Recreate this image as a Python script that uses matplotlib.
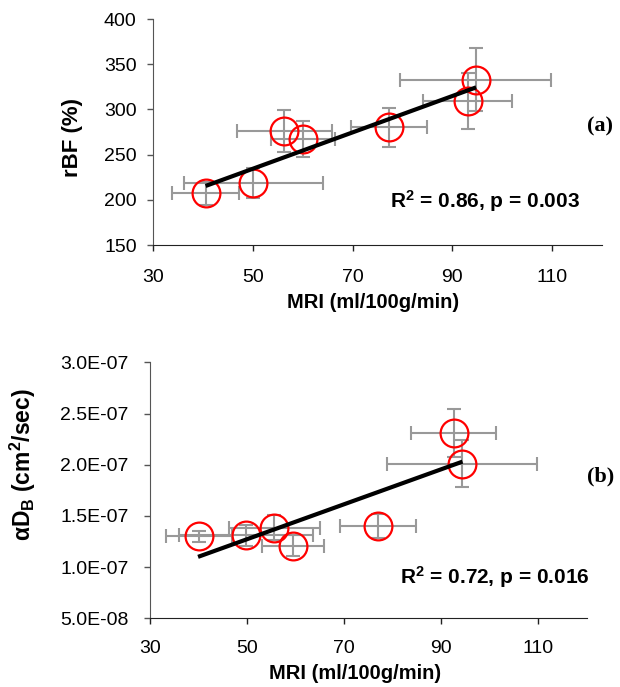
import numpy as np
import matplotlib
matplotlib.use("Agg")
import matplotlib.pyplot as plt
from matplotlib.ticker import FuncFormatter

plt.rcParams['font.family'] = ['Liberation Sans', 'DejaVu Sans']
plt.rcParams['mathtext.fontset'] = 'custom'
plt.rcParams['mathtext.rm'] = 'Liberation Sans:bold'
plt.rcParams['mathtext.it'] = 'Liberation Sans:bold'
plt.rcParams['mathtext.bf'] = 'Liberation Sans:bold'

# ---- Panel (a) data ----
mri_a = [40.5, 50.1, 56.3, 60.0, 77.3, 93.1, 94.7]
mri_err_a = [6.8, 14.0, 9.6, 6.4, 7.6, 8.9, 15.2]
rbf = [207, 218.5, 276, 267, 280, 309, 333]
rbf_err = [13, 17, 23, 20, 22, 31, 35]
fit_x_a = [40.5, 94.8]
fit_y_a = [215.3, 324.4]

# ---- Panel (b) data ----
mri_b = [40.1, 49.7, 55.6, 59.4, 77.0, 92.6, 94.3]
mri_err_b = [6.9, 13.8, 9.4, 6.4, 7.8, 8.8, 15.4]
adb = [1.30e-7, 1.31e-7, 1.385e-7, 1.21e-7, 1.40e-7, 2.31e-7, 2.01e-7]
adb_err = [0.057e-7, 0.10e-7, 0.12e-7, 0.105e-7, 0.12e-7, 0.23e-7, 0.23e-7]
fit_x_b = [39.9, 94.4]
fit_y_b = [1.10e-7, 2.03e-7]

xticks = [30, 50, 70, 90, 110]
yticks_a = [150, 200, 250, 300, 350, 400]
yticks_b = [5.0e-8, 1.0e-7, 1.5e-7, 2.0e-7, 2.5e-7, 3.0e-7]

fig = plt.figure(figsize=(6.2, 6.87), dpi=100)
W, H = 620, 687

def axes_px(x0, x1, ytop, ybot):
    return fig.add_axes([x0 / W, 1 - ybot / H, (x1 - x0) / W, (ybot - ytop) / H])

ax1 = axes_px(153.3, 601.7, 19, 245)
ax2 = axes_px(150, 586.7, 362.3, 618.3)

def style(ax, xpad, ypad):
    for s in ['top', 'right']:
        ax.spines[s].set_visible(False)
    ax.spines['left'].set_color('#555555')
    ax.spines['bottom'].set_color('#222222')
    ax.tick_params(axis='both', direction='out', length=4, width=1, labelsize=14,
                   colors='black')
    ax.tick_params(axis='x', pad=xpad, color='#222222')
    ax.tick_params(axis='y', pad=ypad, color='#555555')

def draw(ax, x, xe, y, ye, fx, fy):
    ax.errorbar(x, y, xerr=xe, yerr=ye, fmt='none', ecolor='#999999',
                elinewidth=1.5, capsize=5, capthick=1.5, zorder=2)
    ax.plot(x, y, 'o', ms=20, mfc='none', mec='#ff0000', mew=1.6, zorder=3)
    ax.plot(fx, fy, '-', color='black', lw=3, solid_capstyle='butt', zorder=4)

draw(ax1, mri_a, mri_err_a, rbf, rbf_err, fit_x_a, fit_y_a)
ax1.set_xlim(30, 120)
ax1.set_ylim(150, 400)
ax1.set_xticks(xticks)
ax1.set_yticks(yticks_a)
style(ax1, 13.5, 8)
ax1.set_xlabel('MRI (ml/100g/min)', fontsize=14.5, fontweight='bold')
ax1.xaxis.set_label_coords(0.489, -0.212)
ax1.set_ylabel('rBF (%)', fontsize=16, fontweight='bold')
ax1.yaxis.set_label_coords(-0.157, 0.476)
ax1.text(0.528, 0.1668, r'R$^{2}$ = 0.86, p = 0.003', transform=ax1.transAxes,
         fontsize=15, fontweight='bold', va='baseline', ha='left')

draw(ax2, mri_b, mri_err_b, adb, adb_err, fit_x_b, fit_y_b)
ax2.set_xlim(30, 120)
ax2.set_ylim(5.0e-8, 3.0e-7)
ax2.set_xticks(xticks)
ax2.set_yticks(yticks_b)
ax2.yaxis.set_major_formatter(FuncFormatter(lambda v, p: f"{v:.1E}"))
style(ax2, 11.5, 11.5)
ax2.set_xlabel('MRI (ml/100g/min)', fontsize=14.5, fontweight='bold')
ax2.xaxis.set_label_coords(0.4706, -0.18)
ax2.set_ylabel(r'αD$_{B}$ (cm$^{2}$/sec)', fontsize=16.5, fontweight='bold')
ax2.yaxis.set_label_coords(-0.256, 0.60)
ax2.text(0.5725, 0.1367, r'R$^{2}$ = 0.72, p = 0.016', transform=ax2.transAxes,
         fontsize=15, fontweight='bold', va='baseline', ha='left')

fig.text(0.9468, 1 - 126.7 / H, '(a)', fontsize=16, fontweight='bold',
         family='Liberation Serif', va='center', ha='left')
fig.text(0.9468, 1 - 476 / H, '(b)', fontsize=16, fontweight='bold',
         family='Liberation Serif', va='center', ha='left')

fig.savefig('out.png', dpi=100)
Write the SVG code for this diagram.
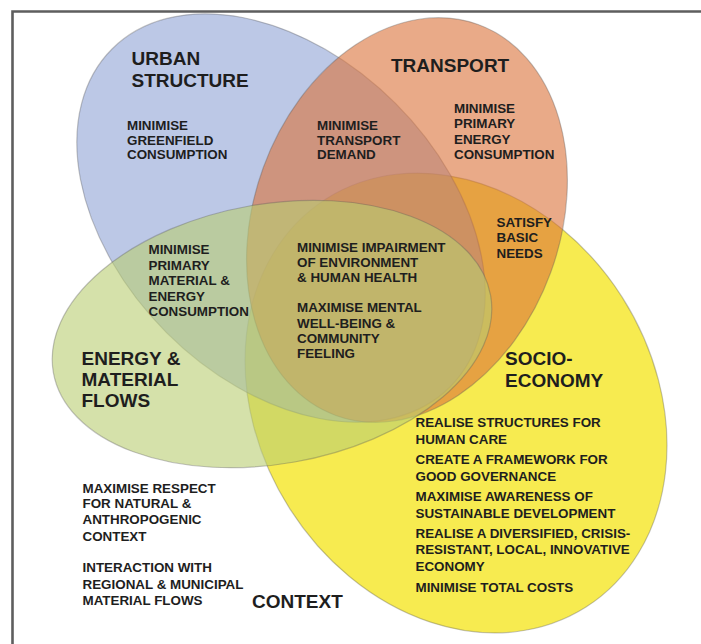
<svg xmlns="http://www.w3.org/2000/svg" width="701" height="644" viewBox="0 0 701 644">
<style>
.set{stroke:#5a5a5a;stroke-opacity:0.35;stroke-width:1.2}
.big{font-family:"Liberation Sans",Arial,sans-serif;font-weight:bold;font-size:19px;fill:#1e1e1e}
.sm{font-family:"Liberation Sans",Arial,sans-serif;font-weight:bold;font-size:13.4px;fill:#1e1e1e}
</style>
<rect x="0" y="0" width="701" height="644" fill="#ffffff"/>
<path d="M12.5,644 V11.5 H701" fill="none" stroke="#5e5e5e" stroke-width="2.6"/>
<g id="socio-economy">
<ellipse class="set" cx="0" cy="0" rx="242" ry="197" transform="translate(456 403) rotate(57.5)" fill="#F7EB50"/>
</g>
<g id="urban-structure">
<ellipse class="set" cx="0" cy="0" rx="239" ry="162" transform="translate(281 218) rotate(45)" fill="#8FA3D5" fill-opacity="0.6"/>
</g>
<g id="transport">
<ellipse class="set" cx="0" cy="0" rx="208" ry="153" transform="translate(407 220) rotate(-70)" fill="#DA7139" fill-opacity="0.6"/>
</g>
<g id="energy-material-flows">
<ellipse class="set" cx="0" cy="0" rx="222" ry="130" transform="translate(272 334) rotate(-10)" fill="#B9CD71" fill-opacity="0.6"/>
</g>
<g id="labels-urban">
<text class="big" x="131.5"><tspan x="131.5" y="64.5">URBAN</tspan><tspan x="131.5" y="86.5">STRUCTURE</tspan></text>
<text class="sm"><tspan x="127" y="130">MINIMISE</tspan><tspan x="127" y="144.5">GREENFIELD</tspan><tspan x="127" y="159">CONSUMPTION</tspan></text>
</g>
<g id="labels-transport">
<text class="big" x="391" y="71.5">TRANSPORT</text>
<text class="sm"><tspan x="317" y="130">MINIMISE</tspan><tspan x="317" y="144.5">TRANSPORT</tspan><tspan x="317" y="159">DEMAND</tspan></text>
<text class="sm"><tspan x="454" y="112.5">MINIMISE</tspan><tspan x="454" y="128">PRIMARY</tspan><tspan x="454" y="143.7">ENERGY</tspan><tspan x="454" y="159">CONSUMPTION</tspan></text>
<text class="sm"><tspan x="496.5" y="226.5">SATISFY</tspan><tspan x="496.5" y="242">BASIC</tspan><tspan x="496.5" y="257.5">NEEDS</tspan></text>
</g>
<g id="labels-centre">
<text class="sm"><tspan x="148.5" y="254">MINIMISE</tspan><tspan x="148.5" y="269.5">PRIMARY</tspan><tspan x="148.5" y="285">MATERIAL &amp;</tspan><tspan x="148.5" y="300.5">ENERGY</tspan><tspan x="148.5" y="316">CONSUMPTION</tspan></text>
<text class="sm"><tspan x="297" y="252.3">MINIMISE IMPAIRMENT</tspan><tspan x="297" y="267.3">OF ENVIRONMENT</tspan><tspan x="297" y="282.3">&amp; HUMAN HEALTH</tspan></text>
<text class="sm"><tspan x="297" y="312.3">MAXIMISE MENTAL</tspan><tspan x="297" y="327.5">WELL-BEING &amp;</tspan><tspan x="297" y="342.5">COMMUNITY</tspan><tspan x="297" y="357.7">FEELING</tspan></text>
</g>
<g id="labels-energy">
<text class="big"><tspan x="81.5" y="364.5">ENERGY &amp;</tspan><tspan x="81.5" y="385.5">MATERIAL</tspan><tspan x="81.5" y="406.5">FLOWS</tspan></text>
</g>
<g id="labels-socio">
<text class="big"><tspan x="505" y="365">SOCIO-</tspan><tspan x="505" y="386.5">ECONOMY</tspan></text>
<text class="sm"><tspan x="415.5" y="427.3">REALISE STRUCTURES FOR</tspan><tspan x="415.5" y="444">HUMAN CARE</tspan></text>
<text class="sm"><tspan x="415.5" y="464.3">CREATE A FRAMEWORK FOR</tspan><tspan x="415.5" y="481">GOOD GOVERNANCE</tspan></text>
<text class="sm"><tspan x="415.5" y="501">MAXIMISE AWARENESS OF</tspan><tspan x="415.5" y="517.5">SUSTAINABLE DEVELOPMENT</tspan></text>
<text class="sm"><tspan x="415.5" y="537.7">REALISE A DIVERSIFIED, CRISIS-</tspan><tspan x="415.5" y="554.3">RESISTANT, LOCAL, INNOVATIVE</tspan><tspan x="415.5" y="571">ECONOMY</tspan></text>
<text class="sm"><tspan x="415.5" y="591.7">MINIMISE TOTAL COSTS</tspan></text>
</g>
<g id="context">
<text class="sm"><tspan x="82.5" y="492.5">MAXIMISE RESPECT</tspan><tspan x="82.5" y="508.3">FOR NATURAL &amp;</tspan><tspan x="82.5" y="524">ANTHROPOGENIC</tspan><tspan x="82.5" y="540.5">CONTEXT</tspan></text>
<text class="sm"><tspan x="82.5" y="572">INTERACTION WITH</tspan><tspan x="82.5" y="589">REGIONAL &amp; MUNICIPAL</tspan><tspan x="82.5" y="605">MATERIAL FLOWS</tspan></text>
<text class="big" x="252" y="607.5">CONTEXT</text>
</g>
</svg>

_ _ _ _

**TASK GOAL:** Where a line in the material contains "this", copy that line.

**RESULT:**
Recreate this image as a Python script that uses matplotlib.
Write the SVG code for this diagram.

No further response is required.